哪里会有随随便便的爆款产品,其实背后都是一连串的突破挑战。识别用户折叠的意图,完成对用户的洞察,则是行动的第一步。
IT与OT融合,是管理理念的重构
颇具讽刺的是,很多企业制定的销售目标、良品率、利润指标,对绝大部分员工来讲意义都不大,因为它们往往都不属于与实际操作直接相关。
1997年Kaplan等推出的《平衡记分卡》风靡一时,20年之后,现在似乎老态龙钟,疲态呈现。它已经不是企业家的最爱了。
平衡记分卡说到底,核心是“平衡”。财务与非财务衡量方法之间的平衡,长短期目标、结果和过程等各种平衡。但说到底,这些指标,都有一个致命性的缺陷:它们都是慢动作选手。这是IT时代的产物,对时间并不敏感。尽管也区分为领先指标和滞后指标,但就时间的步伐而言,它们就像是在慢动作行走。这种慢步选手衡量数据的方式,远远落后于物联网时代的要求。工厂绝大部分问题可以归结为信息不透明、监控不及时、决策不果断、执行不到位所造成。而时间不同步,则往往是罪魁祸首。

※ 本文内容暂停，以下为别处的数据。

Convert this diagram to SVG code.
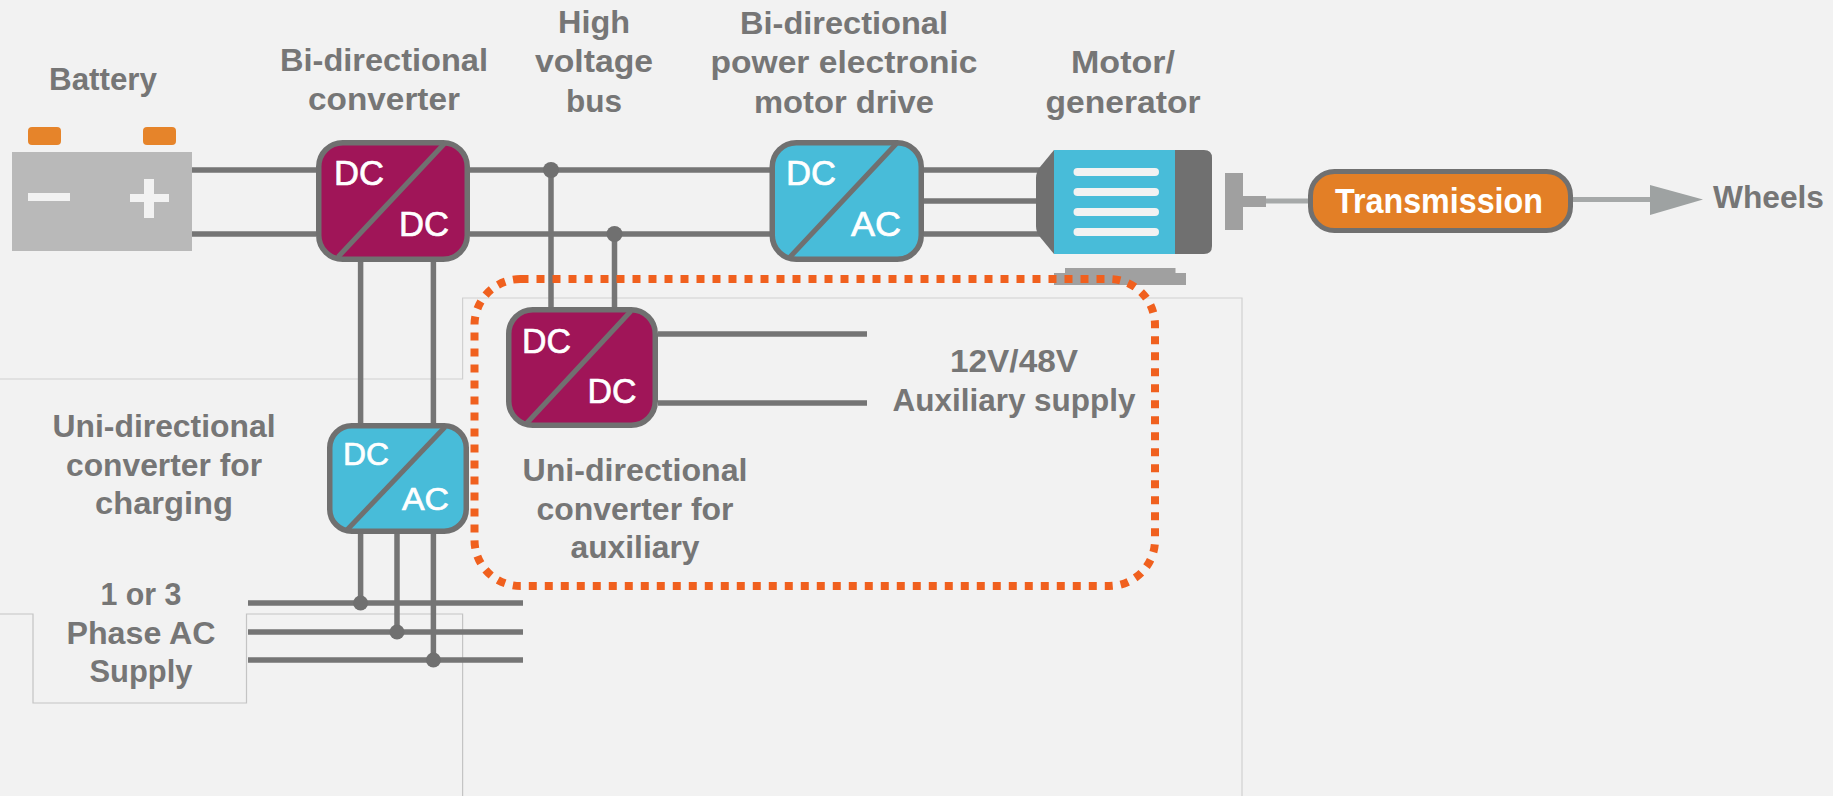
<svg xmlns="http://www.w3.org/2000/svg" width="1833" height="796" viewBox="0 0 1833 796">
<style>
.w{fill:none;stroke:#757575;stroke-width:5.5}
.thin{fill:none;stroke:#c4c4c4;stroke-width:1.2}
.box{stroke:#707070;stroke-width:5.5}
.mag{fill:#a01558}
.cy{fill:#48bcd9}
.diag{stroke:#707070;stroke-width:5}
.dot{fill:#707070}
.t{font-family:"Liberation Sans",Arial,sans-serif;font-weight:700;font-size:32px;fill:#767676;text-anchor:middle}
.c{font-family:"Liberation Sans",Arial,sans-serif;font-weight:400;font-size:35px;fill:#fff;stroke:#fff;stroke-width:0.7;text-anchor:middle}
.st{fill:#f2f2f2}
.g{fill:#a0a0a0}
</style>
<rect width="1833" height="796" fill="#f2f2f2"/>
<g id="frame">
<path class="thin" stroke-opacity="0.75" d="M0 379H462.6V298H1242V796"/>
<path class="thin" d="M0 614H33V703H246.5V614H462.6V796"/>
</g>
<g id="connectors">
<path class="w" d="M192 170H316M192 234H316M470 170H770M470 234H770M924 170H1040M924 201H1040M924 234H1040"/>
<path class="w" d="M551 170V307M614.5 234V307M658 334H867M658 403H867"/>
<path class="w" d="M360.6 262V423M433.4 262V423M360.6 534V603M397 534V632M433.4 534V660M248 603H523M248 632H523M248 660H523"/>
<circle class="dot" cx="551" cy="170" r="8"/>
<circle class="dot" cx="614.5" cy="234" r="8"/>
<circle class="dot" cx="360.6" cy="603" r="7.5"/>
<circle class="dot" cx="397" cy="632" r="7.5"/>
<circle class="dot" cx="433.4" cy="660" r="7.5"/>
<path d="M1265 201H1308" fill="none" stroke="#a6a9a9" stroke-width="5"/>
<path d="M1573 199.500H1655" fill="none" stroke="#a6a9a9" stroke-width="5"/>
<polygon points="1650,185 1703,199.500 1650,215" fill="#9ea2a2"/>
</g>
<g id="battery">
<rect x="28" y="127" width="33" height="18" rx="4" fill="#e6842a"/>
<rect x="143" y="127" width="33" height="18" rx="4" fill="#e6842a"/>
<rect x="12" y="152" width="180" height="99" fill="#b9b9b9"/>
<rect x="28" y="193" width="42" height="8" fill="#f2f2f2"/>
<path d="M130 194H144V179H154V194H169V202H154V218H144V202H130Z" fill="#f2f2f2"/>
<text class="t" x="103" y="90" textLength="108" lengthAdjust="spacingAndGlyphs">Battery</text>
</g>
<g id="bidir-converter">
<rect class="box mag" x="318.750" y="142.750" width="148.500" height="116.500" rx="24"/>
<line class="diag" x1="445" y1="143" x2="338" y2="257"/>
<text class="c" x="359" y="185" textLength="50" lengthAdjust="spacingAndGlyphs">DC</text>
<text class="c" x="424" y="236" textLength="50" lengthAdjust="spacingAndGlyphs">DC</text>
<text class="t" x="384" y="71" textLength="208" lengthAdjust="spacingAndGlyphs">Bi-directional</text>
<text class="t" x="384" y="110" textLength="152" lengthAdjust="spacingAndGlyphs">converter</text>
</g>
<g id="hv-bus">
<text class="t" x="594" y="33" textLength="72" lengthAdjust="spacingAndGlyphs">High</text>
<text class="t" x="594" y="72" textLength="118" lengthAdjust="spacingAndGlyphs">voltage</text>
<text class="t" x="594" y="112" textLength="56" lengthAdjust="spacingAndGlyphs">bus</text>
</g>
<g id="motor-drive">
<rect class="box cy" x="772.250" y="142.750" width="149" height="116.500" rx="24"/>
<line class="diag" x1="897" y1="143" x2="790" y2="257"/>
<text class="c" x="811" y="185" textLength="50" lengthAdjust="spacingAndGlyphs">DC</text>
<text class="c" x="876" y="236" textLength="50" lengthAdjust="spacingAndGlyphs">AC</text>
<text class="t" x="844" y="34" textLength="208" lengthAdjust="spacingAndGlyphs">Bi-directional</text>
<text class="t" x="844" y="73" textLength="267" lengthAdjust="spacingAndGlyphs">power electronic</text>
<text class="t" x="844" y="113" textLength="180" lengthAdjust="spacingAndGlyphs">motor drive</text>
</g>
<g id="motor">
<path d="M1036 178Q1036 172 1040 167L1054 150V254L1040 237Q1036 232 1036 226Z" fill="#707070"/>
<rect x="1054" y="150" width="121" height="104" fill="#48bcd9"/>
<path d="M1175 150H1204Q1212 150 1212 158V246Q1212 254 1204 254H1175Z" fill="#707070"/>
<rect class="st" x="1073.500" y="168" width="85.500" height="8" rx="4"/>
<rect class="st" x="1073.500" y="188" width="85.500" height="8" rx="4"/>
<rect class="st" x="1073.500" y="208" width="85.500" height="8" rx="4"/>
<rect class="st" x="1073.500" y="228" width="85.500" height="8" rx="4"/>
<rect class="g" x="1065" y="268" width="110.500" height="6"/>
<rect class="g" x="1054" y="273" width="132" height="12"/>
<text class="t" x="1123" y="73" textLength="104" lengthAdjust="spacingAndGlyphs">Motor/</text>
<text class="t" x="1123" y="112.500" textLength="155" lengthAdjust="spacingAndGlyphs">generator</text>
</g>
<g id="shaft">
<rect x="1225" y="173" width="18" height="57" fill="#a0a0a0"/>
<rect x="1243" y="196" width="23" height="11" fill="#a0a0a0"/>
</g>
<g id="transmission">
<rect x="1310.500" y="171.500" width="260" height="59" rx="24" fill="#e37f26" stroke="#707070" stroke-width="5"/>
<text x="1439" y="213" font-family="'Liberation Sans',Arial,sans-serif" font-weight="700" font-size="35" fill="#fff" text-anchor="middle" textLength="208" lengthAdjust="spacingAndGlyphs">Transmission</text>
</g>
<g id="wheels">
<text class="t" x="1768.500" y="208" textLength="111" lengthAdjust="spacingAndGlyphs">Wheels</text>
</g>
<g id="charger">
<rect class="box cy" x="329.750" y="425.750" width="136.500" height="105.500" rx="22"/>
<line class="diag" x1="445" y1="427" x2="346" y2="531"/>
<text class="c" x="366" y="465" style="font-size:32px" textLength="46" lengthAdjust="spacingAndGlyphs">DC</text>
<text class="c" x="425.500" y="510" style="font-size:32px" textLength="47" lengthAdjust="spacingAndGlyphs">AC</text>
<text class="t" x="164" y="437" textLength="223" lengthAdjust="spacingAndGlyphs">Uni-directional</text>
<text class="t" x="164" y="476" textLength="196" lengthAdjust="spacingAndGlyphs">converter for</text>
<text class="t" x="164" y="514" textLength="138" lengthAdjust="spacingAndGlyphs">charging</text>
</g>
<g id="ac-supply">
<text class="t" x="141" y="605" textLength="81" lengthAdjust="spacingAndGlyphs">1 or 3</text>
<text class="t" x="141" y="644" textLength="149" lengthAdjust="spacingAndGlyphs">Phase AC</text>
<text class="t" x="141" y="682" textLength="103" lengthAdjust="spacingAndGlyphs">Supply</text>
</g>
<g id="aux-converter">
<rect class="box mag" x="508.750" y="309.750" width="146.500" height="115.500" rx="24"/>
<line class="diag" x1="631" y1="311" x2="526" y2="424"/>
<text class="c" x="546.500" y="353" textLength="49" lengthAdjust="spacingAndGlyphs">DC</text>
<text class="c" x="612" y="403" textLength="49" lengthAdjust="spacingAndGlyphs">DC</text>
<text class="t" x="635" y="481" textLength="225" lengthAdjust="spacingAndGlyphs">Uni-directional</text>
<text class="t" x="635" y="520" textLength="197" lengthAdjust="spacingAndGlyphs">converter for</text>
<text class="t" x="635" y="558" textLength="129" lengthAdjust="spacingAndGlyphs">auxiliary</text>
</g>
<g id="aux-supply">
<text class="t" x="1014" y="372" textLength="128" lengthAdjust="spacingAndGlyphs">12V/48V</text>
<text class="t" x="1014" y="411" textLength="243" lengthAdjust="spacingAndGlyphs">Auxiliary supply</text>
</g>
<g id="aux-highlight">
<rect x="474.500" y="279" width="680.500" height="307" rx="46" fill="none" stroke="#f0601e" stroke-width="8" stroke-dasharray="8 8"/>
</g>
</svg>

于是,机器数据作为主角开始登场。它最大的特性,就是时间被层层拨开,分钟级、秒级、甚至毫秒级的事件,开始走向决策的舞台。这为车间级的广泛人员,提供了一种全新的平民化数据视角。工厂还会继续使用那些看不见摸不着的指标,如销售利润、成本结构、次品率等,但更有力可测量的参数,如机器等待、刀具跳动、材料批次变化等每一个事件,都以有意义的方式,被一线人员感知。然后它以连续放大、时间层层过滤的方式,最后才进入到平衡计分卡。
如果借用《平衡记分卡》的概念语境,OT指数,正是IT指标的先行官;车间参数,是管理者决策的先行指标。换言之,信息化时代的IT指标,在数字化时代正在被切换成OT指标。
《平衡记分卡》是一个信息化时代的管理理念。在数字化时代,它气喘吁吁地落在后面。类似无法适应的系统,我们可以看到很多。功能大而不当的制造执行系统MES,无法适用快速用户反应的ERP系统等。很多软件,就像轻快的小恐龙,正在袭击着那些笨重的IT系统大象。而这背后,则正是管理理念的冲撞。数字化转型,意味着IT与OT的融合,但这绝不仅是IT技术和OT技术的融合,更是管理理念的变化,很多IT系统需要重构,OT系统也需要重构。二者合力,会形成对折叠的进一步消融。而人的思维,可能也要像电脑一样,需重启一次,如此将会看见不一样的工厂。
小记:打开折叠,还原真实
折叠工厂是由很多原因造成的,问题多多的工厂似乎充满了折叠小妖,就像是疏于打理的园地到处都是肆虐的野草。这其中最常见的一个特点,就是“物体到处动,数据无流动”。如果让物理实体的移动过多过快,而信息流未能跟上,就容易造成大量空耗和无价值的转移。这是一种糟糕的结果,它表明了信息折叠所造成的杀伤力。数字化转型,是打开折叠工厂的一种力量。让数据充分流动,而让物理世界少移动,是打开折叠工厂的一种办法。工业互联网也被寄予了这种期望。
还有另外一种折叠,对于工厂则更具致命性。全新的颠覆技术,意外的商业模式,一开始往往被折叠成很小的样子。它就像是一个半蹲身子疾走的巨人,走到近前才突然站起身来。2007年的苹果手机,对于诺基亚而言,就是一个折叠的刺客。而特斯拉电动车的威力,也是在2020年似乎被突然释放出来。这种战略折叠的挑战,更需要认真地思考才能仔细应对。
时空对决永续,折叠工厂常在。当时空折叠的迷雾泛起的时候,我们需要有一种还原真实的意识和方式,实现决策的自由王国。